Product management shouldn’t fear product ops hijacking their core responsibilities. Product ops is a support function, offering up data, insights, and assistance without grabbing the reigns.

For example, many large companies shy away from reaching out to customers for feedback. This shyness is because they’re not sure what each company is up to and their openness to this solicitation. Plus, they’re afraid someone else from their organization might have already reached out.

With this function centralized and an accurate database of customers and their feedback channel preferences known, product managers can survey, conduct interviews, and even identify beta testers with confidence and speed.
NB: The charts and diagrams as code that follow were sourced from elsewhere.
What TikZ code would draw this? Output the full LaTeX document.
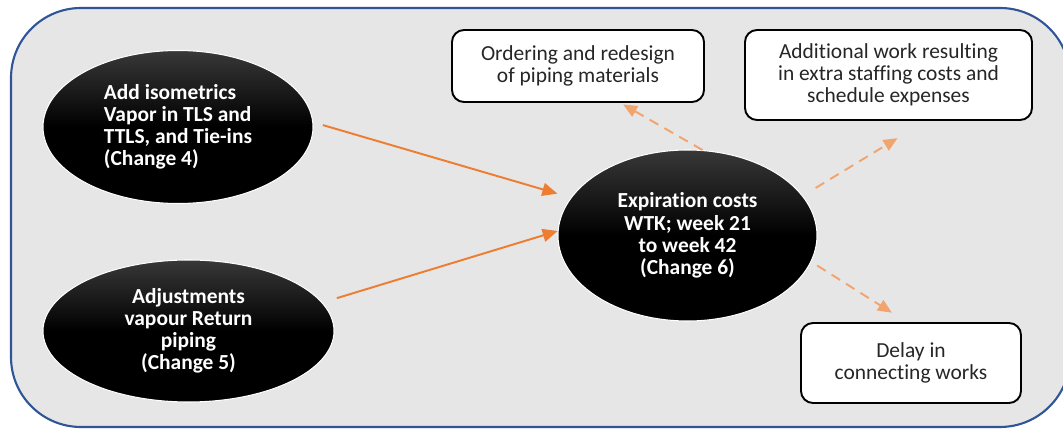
\documentclass[tikz,border=0pt]{standalone}
\usepackage{fontspec}
\setmainfont[Ligatures=NoCommon]{Carlito}
\usetikzlibrary{arrows.meta,shapes.geometric}
\definecolor{panelblue}{RGB}{47,85,151}
\definecolor{panelgray}{RGB}{231,230,230}
\definecolor{accorange}{RGB}{237,125,49}
\definecolor{lightorange}{RGB}{241,164,110}

\begin{document}
\begin{tikzpicture}[x=1cm,y=1cm,font=\fontsize{12.2}{12.6}\selectfont,
change/.style={ellipse,draw=white,line width=.6pt,top color=black!78,bottom color=black,middle color=black,text=white,font=\fontsize{12.2}{12.6}\selectfont\bfseries,align=center,inner sep=0pt},
effect/.style={draw=black,line width=1.1pt,rounded corners=.24cm,fill=white,text=black!85,align=center,inner sep=0pt},
cause/.style={-{Triangle[length=.3cm,width=.26cm]},line width=1.1pt,draw=accorange},
result/.style={-{Triangle[length=.28cm,width=.24cm]},line width=1.1pt,draw=lightorange,dash pattern=on .2cm off .14cm}]

\useasboundingbox(0,0)rectangle(21.26,8.6);
\clip(0,0)rectangle(21.26,8.6);
\draw[panelblue,line width=1.2pt,fill=panelgray,rounded corners=1.4cm](.22,.06)rectangle(21.4,8.44);

\node[change,align=left,minimum width=5.4cm,minimum height=3.06cm] (iso)at(3.56,6.06){Add isometrics\\Vapor in TLS and\\TTLS, and Tie-ins\\(Change 4)};
\node[change,minimum width=5.82cm,minimum height=2.84cm] (ret)at(3.77,1.98){Adjustments\\vapour Return\\piping\\(Change 5)};
\node[change,minimum width=5.18cm,minimum height=3.42cm] (exp)at(13.75,3.89){Expiration costs\\WTK; week 21\\to week 42\\(Change 6)};
\node[effect,minimum width=5.04cm,minimum height=1.44cm] (ord)at(11.56,7.28){Ordering and redesign\\of piping materials};
\node[effect,minimum width=5.74cm,minimum height=1.8cm] (add)at(17.77,7.10){Additional work resulting\\in extra staffing costs and\\schedule expenses};
\node[effect,minimum width=4.4cm,minimum height=1.6cm] (del)at(18.22,1.34){Delay in\\connecting works};

\draw[cause,shorten <=.2cm,shorten >=.28cm](iso.2)--(exp.162);
\draw[cause,shorten <=.3cm](ret.12)--(exp.178);
\draw[result,shorten >=.06cm](exp.80)--(ord.-41);
\draw[result,shorten <=.3cm,shorten >=.66cm](exp.19)--(add.-51);
\draw[result,shorten <=.14cm,shorten >=.35cm](exp.-12)--(del.96);
\end{tikzpicture}
\end{document}
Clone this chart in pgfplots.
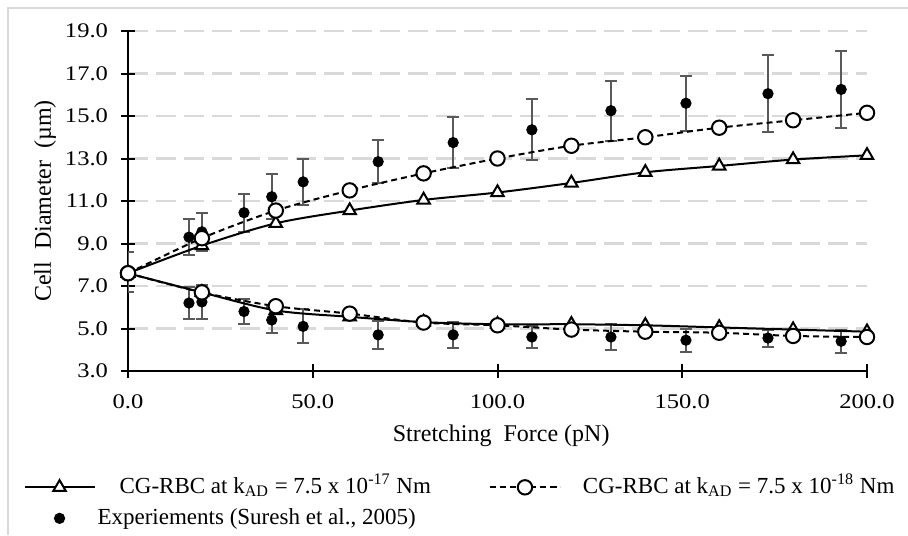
\documentclass[border=0pt]{standalone}
\usepackage{pgfplots}
\pgfplotsset{compat=1.18}
\usepackage{fontspec}
\setmainfont{Liberation Serif}
\newfontfamily\tickfont{Liberation Serif}[FakeStretch=1.18]
\definecolor{gridgray}{HTML}{D9D9D9}
\definecolor{errgray}{HTML}{595959}

\pgfplotstableread{
x y ey
0 7.65 0.95
16.5 9.3 0.85
20 9.55 0.9
31.4 10.45 0.9
38.9 11.2 1.05
47.4 11.9 1.08
67.7 12.85 1.0
88 13.75 1.2
109.3 14.35 1.43
130.7 15.25 1.42
151 15.6 1.3
173.2 16.05 1.8
193 16.25 1.8
}\expup
\pgfplotstableread{
x y ey
16.5 6.2 0.75
20 6.25 0.8
31.4 5.8 0.6
38.9 5.4 0.6
47.4 5.1 0.8
67.7 4.7 0.65
88 4.7 0.6
109.3 4.6 0.5
130.7 4.6 0.6
151 4.45 0.55
173.2 4.55 0.4
193 4.4 0.55
}\explow

\begin{document}
\begin{tikzpicture}[font=\fontsize{12}{14}\selectfont]
\useasboundingbox (0,0) rectangle (454pt,-267.5pt);
\draw[gridgray, line width=0.8pt] (4pt,-267.5pt) -- (4pt,-4pt) -- (454pt,-4pt);
\begin{axis}[
  at={(64pt,-185.5pt)}, anchor=south west,
  scale only axis, width=369.5pt, height=170pt,
  xmin=0, xmax=200, ymin=3, ymax=19,
  axis lines=left, axis line style={-, line width=1pt, black},
  xtick={0,50,...,200}, ytick={3,5,...,19},
  tick align=center, major tick length=7pt,
  tick style={line width=1pt, black},
  ymajorgrids, grid style={gridgray, line width=1.2pt, dash pattern=on 10pt off 4pt},
  ticklabel style={font=\tickfont\fontsize{10.4}{11}\selectfont},
  yticklabel style={xshift=-3pt},
  xticklabel style={yshift=-5pt},
  xticklabel={\pgfmathprintnumber[fixed,fixed zerofill,precision=1,assume math mode=true]{\tick}},
  yticklabel={\pgfmathprintnumber[fixed,fixed zerofill,precision=1,assume math mode=true]{\tick}},
  xlabel={Stretching\ \ Force (pN)},
  ylabel={Cell\ \ Diameter\ \ (µm)},
  every axis x label/.append style={at={(axis description cs:0.505,-0.191)}, anchor=center},
  every axis y label/.append style={at={(axis description cs:-0.1123,0.5)}, anchor=center},
  legend style={at={(-0.150,-0.288)}, anchor=north west, draw=none, fill=none,
    font=\fontsize{11.5}{13}\selectfont,
    legend columns=2, nodes={inner sep=1pt, text height=9pt, text depth=3pt},
    row sep=1.5pt,
    /tikz/every even column/.append style={column sep=28pt}},
  legend cell align=left,
  legend image code/.code={\draw[mark repeat=2,mark phase=2,#1] plot coordinates {(0pt,0pt)(17.5pt,0pt)(35pt,0pt)};},
]
% experiments (drawn first, behind)
\addplot[only marks, mark=*, mark size=2.6pt, black, forget plot,
  error bars/.cd, y dir=both, y explicit,
  error bar style={errgray, line width=1pt},
  error mark options={errgray, rotate=90, mark size=3pt, line width=1pt}]
  table[x=x, y=y, y error=ey] {\expup};
\addplot[only marks, mark=*, mark size=2.6pt, black, forget plot,
  error bars/.cd, y dir=both, y explicit,
  error bar style={errgray, line width=1pt},
  error mark options={errgray, rotate=90, mark size=3pt, line width=1pt}]
  table[x=x, y=y, y error=ey] {\explow};
% triangles k = 7.5e-17
\addplot[black, line width=1pt, smooth, tension=0.5, mark=triangle*, mark size=3.6pt,
  mark options={solid, fill=white, line width=1pt}]
  coordinates {(0,7.6)(20,8.9)(40,9.95)(60,10.55)(80,11.05)(100,11.4)(120,11.85)(140,12.35)(160,12.65)(180,12.95)(200,13.15)};
\addlegendentry{\hspace*{11pt}CG-RBC at k\textsubscript{AD} = 7.5 x 10\textsuperscript{-17} Nm}
% circles k = 7.5e-18
\addplot[black, line width=1pt, dash pattern=on 3pt off 2pt, smooth, tension=0.5, mark=*, mark size=3.6pt,
  mark options={solid, fill=white, line width=1pt}]
  coordinates {(0,7.6)(20,9.25)(40,10.55)(60,11.5)(80,12.3)(100,13.0)(120,13.6)(140,14.0)(160,14.45)(180,14.8)(200,15.15)};
\addlegendentry{\hspace*{10pt}CG-RBC at k\textsubscript{AD} = 7.5 x 10\textsuperscript{-18} Nm}
\addplot[black, line width=1pt, smooth, tension=0.5, mark=triangle*, mark size=3.6pt,
  mark options={solid, fill=white, line width=1pt}, forget plot]
  coordinates {(0,7.6)(20,6.7)(40,5.85)(60,5.55)(80,5.3)(100,5.2)(120,5.2)(140,5.15)(160,5.05)(180,4.95)(200,4.85)};
\addplot[black, line width=1pt, dash pattern=on 3pt off 2pt, smooth, tension=0.5, mark=*, mark size=3.6pt,
  mark options={solid, fill=white, line width=1pt}, forget plot]
  coordinates {(0,7.6)(20,6.7)(40,6.05)(60,5.7)(80,5.28)(100,5.15)(120,4.95)(140,4.85)(160,4.8)(180,4.65)(200,4.6)};
\addlegendimage{only marks, mark=*, mark size=2.6pt, black}
\addlegendentry{Experiements (Suresh et al., 2005)}
\end{axis}
\end{tikzpicture}
\end{document}
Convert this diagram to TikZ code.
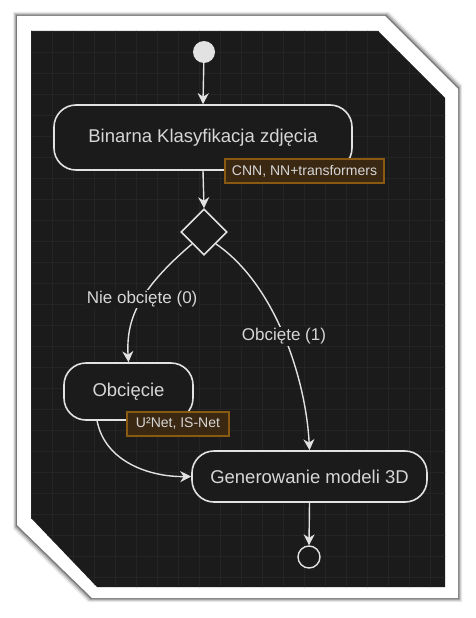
\documentclass[tikz,border=0pt]{standalone}
\usepackage{fontspec}
\setmainfont{Liberation Sans}
\usetikzlibrary{shapes.geometric,arrows.meta}
\definecolor{bgdark}{HTML}{1B1B1B}
\definecolor{gridc}{HTML}{242424}
\definecolor{linec}{HTML}{E2E2E2}
\definecolor{textc}{HTML}{D6D6D6}
\definecolor{notefill}{HTML}{3B2813}
\definecolor{notedraw}{HTML}{8A5A12}
\tikzset{
  act/.style={draw=linec, line width=1.6pt, fill=bgdark, rounded corners=22pt, text=textc, font=\fontsize{18.5}{21}\selectfont, inner sep=0pt},
  notebox/.style={draw=notedraw, line width=1.2pt, fill=notefill, text=textc, font=\fontsize{14}{16}\selectfont, inner sep=0pt},
  conn/.style={draw=linec, line width=1.4pt, -{Stealth[length=11pt,width=11pt,inset=3.5pt]}},
  elabel/.style={fill=bgdark, text=textc, font=\fontsize{17}{19}\selectfont, inner sep=1.5pt}
}
\begin{document}
\begin{tikzpicture}[x=1pt,y=-1pt]
\useasboundingbox (0,0) rectangle (476,618);
\fill[white] (0,0) rectangle (476,618);
% paper shadow
\foreach \o/\op in {4/0.08,3/0.12,2/0.18,1/0.28}{
  \fill[black,opacity=\op] (17-\o,16-\o) -- (385+\o,16-\o) -- (458+\o,89-\o) -- (458+\o,598+\o) -- (92-\o,598+\o) -- (17-\o,525+\o) -- cycle;
}
\fill[white] (17,16) -- (385,16) -- (458,89) -- (458,598) -- (92,598) -- (17,525) -- cycle;
% dark panel
\begin{scope}
\clip (31,31) -- (378,31) -- (445,98) -- (445,587) -- (97,587) -- (31,518) -- cycle;
\fill[bgdark] (20,20) rectangle (460,600);
\foreach \x in {31,52,...,450}{\draw[gridc,line width=0.5pt] (\x,20) -- (\x,600);}
\foreach \y in {31,52,...,600}{\draw[gridc,line width=0.5pt] (20,\y) -- (460,\y);}
\end{scope}
% nodes
\node[circle, fill=linec, minimum size=22pt, inner sep=0pt] (start) at (204,52) {};
\node[act, minimum width=298pt, minimum height=65pt] (klas) at (203,137.5) {Binarna Klasyfikacja zdjęcia};
\node[diamond, draw=linec, line width=1.6pt, fill=bgdark, minimum size=46pt, inner sep=0pt] (dec) at (204,232) {};
\node[act, minimum width=129pt, minimum height=57pt] (obc) at (128.5,391.5) {Obcięcie};
\node[act, minimum width=235pt, minimum height=51pt] (gen) at (309.5,476.5) {Generowanie modeli 3D};
\node[circle, draw=linec, line width=1.4pt, fill=bgdark, minimum size=22pt, inner sep=0pt] (end) at (309,557) {};
% connectors
\draw[conn] (start) -- (klas.north);
\draw[conn] (klas.south) -- (dec.north);
\draw[conn] (dec.south west) .. controls (138,290) and (126,320) .. (obc.north)
  node[elabel, pos=0.45] {Nie obcięte (0)};
\draw[conn] (dec.south east) .. controls (276,285) and (306,380) .. (gen.north)
  node[elabel, pos=0.5] {Obcięte (1)};
\draw[conn] (obc.223) .. controls (105,462) and (150,477) .. (gen.west);
\draw[conn] (gen.south) -- (end.north);
% notes
\node[notebox, minimum width=159pt, minimum height=24pt] (n1) at (304.5,171) {CNN, NN+transformers};
\node[notebox, minimum width=102pt, minimum height=24pt] (n2) at (178,424) {U²Net, IS-Net};
\end{tikzpicture}
\end{document}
That said, Melissa mentions that product ops shouldn’t just be an on-demand resource; they can be encouraged to proactively identify and communicate relevant information. Since they’re looking at the data all the time, they can spot trends product managers didn’t even know to look out for, while also responding to specific information requests. The secret is empowering product ops to investigate and report what they find while still managing the scope of their activities.

Product Ops Is the Key to Scaling Product Management

People like dependability and consistency. Executives like it even more so in their employees. When a company scales, there’s little leeway for lone wolves and their individual styles and traits.

Companies must make strategic decisions quickly, which means they need data, product roadmaps, and all the other ingredients for those processes to be readily available and easy to consume. By instituting standard policies, defining tools and frameworks, and facilitating data analysis, product ops make it all go smoothly.

People start speaking the same language and presenting data using the same benchmarks, templates, and baselines. Teams mine customers for data and insights without ruffling feathers or squandering unnecessary hours identifying and contacting them to gauge their interest.

Melissa advocates that product ops streamline everything for optimal strategic performance. It ensures teams are working toward the right goals, and you’re spending product investments properly,

Putting off this building-out product ops is all too easy. But any delay can sacrifice potential growth since what worked when the company was smaller isn’t feasible after a while.